The world was well aware that the US presidential election was unlikely to conclude quickly.
Record early and mail-in voting meant that America’s allies would have to sit tight and wait to see which of the wildly different candidates would occupy the most powerful office on earth for the next four years.
Even if incumbent President Trump were a traditional candidate who could be trusted to respect the election result, any diplomat worth their salt would remain tight-lipped until they knew exactly who they’d be dealing with at NATO, the United Nations, and every other international forum.
Commenting on another country’s electoral process before it’s complete is not common; neither is the incumbent prematurely declaring victory and making up his own election rules.

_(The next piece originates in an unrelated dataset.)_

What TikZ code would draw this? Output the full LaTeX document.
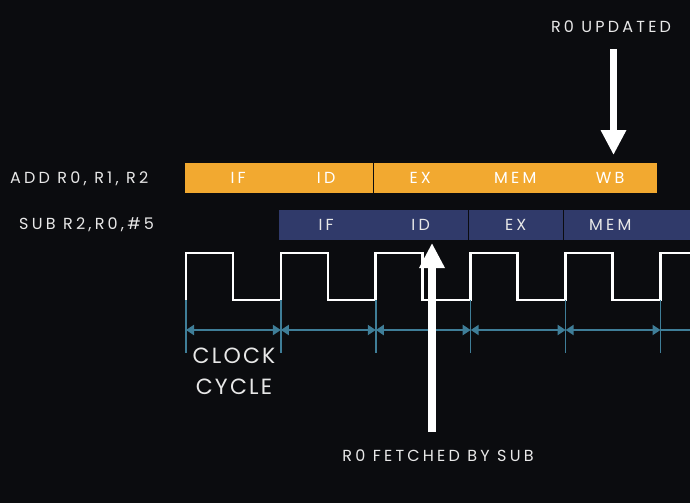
\documentclass[tikz,border=0pt]{standalone}
\usepackage{fontspec}
\setmainfont{Poppins}[LetterSpace=20]
\newfontfamily\clockfont{Poppins}[LetterSpace=10]
\usetikzlibrary{arrows.meta,positioning,calc}
\definecolor{bgdark}{RGB}{11,12,15}
\definecolor{stageorange}{RGB}{242,169,48}
\definecolor{stageblue}{RGB}{48,58,106}
\definecolor{clockteal}{RGB}{63,126,152}
\definecolor{labelgray}{RGB}{232,232,232}

\begin{document}
\begin{tikzpicture}[x=1pt, y=-1pt,
  stage/.style={minimum width=94pt, minimum height=30pt, inner sep=0pt,
                anchor=north west, font=\fontsize{16}{16}\selectfont},
  addstage/.style={stage, text=white},
  substage/.style={stage, text=labelgray},
  instr/.style={anchor=base west, inner sep=0pt, text=labelgray,
                font=\fontsize{16}{16}\selectfont},
  note/.style={anchor=base, inner sep=0pt, text=labelgray,
               font=\fontsize{16}{16}\selectfont},
  bigarrow/.style={white, line width=7.5pt, -{Triangle[length=25pt, width=24pt]}},
  span/.style={clockteal, line width=2pt,
               {Triangle[length=8pt, width=10pt]}-{Triangle[length=8pt, width=10pt]}},
  tickline/.style={clockteal, line width=1.5pt},
  wave/.style={white, line width=2.7pt, line join=miter}
]
\fill[bgdark] (0,0) rectangle (690,503);
\useasboundingbox (0,0) rectangle (690,503);

% instructions
\node[instr] (add) at (10,183) {ADD R0, R1, R2};
\node[instr] (sub) at (19,229) {SUB R2,R0,\#5};

% ADD pipeline
\fill[stageorange] (185,163) rectangle (657,193);
\node[addstage] (aif) at (191,163) {IF};
\node[addstage] (aid) at (279,163) {ID};
\node[addstage] (aex) at (373,163) {EX};
\node[addstage, minimum width=96pt] (amem) at (467,163) {MEM};
\node[addstage] (awb) at (563,163) {WB};
\draw[bgdark, line width=1pt] (aid.north east) -- (aid.south east);

% SUB pipeline
\fill[stageblue] (279,210) rectangle (690,240);
\node[substage] (sif) at (279,210) {IF};
\node[substage, minimum width=95pt] (sid) at (373,210) {ID};
\node[substage, minimum width=95pt] (sex) at (468,210) {EX};
\node[substage] (smem) at (563,210) {MEM};
\draw[bgdark, line width=1pt] (sid.north east) -- (sid.south east);
\draw[bgdark, line width=1pt] (sex.north east) -- (sex.south east);

% clock
\draw[wave] (186,300)
  \foreach \i in {0,...,4} {
    -- ++(0,-47) -- ++(47,0) -- ++(0,47) -- ++(47.9,0)
  } -- ++(0,-47) -- (690,253);
\foreach \i in {0,...,5} {
  \coordinate (c\i) at (186+94.9*\i,330);
  \draw[tickline] (186+94.9*\i,300) -- (186+94.9*\i,353);
}
\coordinate (cend) at (690,330);
\foreach \i/\j in {0/1,1/2,2/3,3/4,4/5}
  \draw[span] (c\i) -- (c\j);
\draw[span, -] (c5) -- (cend);

\node[note, font=\clockfont\fontsize{22}{22}\selectfont] (clock) at (234,363) {CLOCK};
\node[note, font=\clockfont\fontsize{22}{22}\selectfont] (cycle) at (234,394) {CYCLE};

% hazard markers
\node[note] (updated) at (611,33) {R0 UPDATED};
\coordinate (updtail) at (613.5,49);
\coordinate (updtip) at (613.5,155);
\draw[bigarrow] (updtail) -- (updtip);

\node[note] (fetched) at (438,461) {R0 FETCHED BY SUB};
\coordinate (fettail) at (432,432);
\coordinate (fettip) at (432,243);
\draw[bigarrow] (fettail) -- (fettip);
\end{tikzpicture}
\end{document}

This election matters more to US allies than any other in recent memory. It’s frankly impossible to do anything significant on the world stage without the president’s buy-in, and Trump has a clear view of America’s role in the world: He pulled out of the World Health Organization in a pandemic.
He talks about withdrawing funding for NATO, music to Russia and China’s ears. He tore up a treaty that stopped Iran from making nuclear weapons and withdrew from an agreement on climate change.
No matter how difficult Trump is to deal with, a good relationship with the White House is essential. It does, however, put allies in a tight spot when Trump decides to attack the democratic process itself.
Dominic Raab, Britain’s foreign secretary, has already faced backlash for refusing to condemn Trump’s wild claims. He tweeted sheepishly later that the “UK-US relationship is in great shape and we are confident it will go from strength to strength whichever candidate wins the election.”
The bigger picture: Over the past four years, it’s become clear that Trump has no problem with punishing people he feels besmirch him.
Suggesting that he might be trying to delegitimize the election is probably a swift way to get allies taken off his Christmas card list. So after decades of criticizing other countries when a fair democratic process appears to be under threat, most of America’s friends are waiting this one out in silence.
Allies will be quick to start building relationships with a President-elect Joe Biden if that’s how this shakes out. But right now, they cannot risk upsetting sitting President Trump. And the longer the battle for the presidency goes on, the more awkward that silence could be to maintain.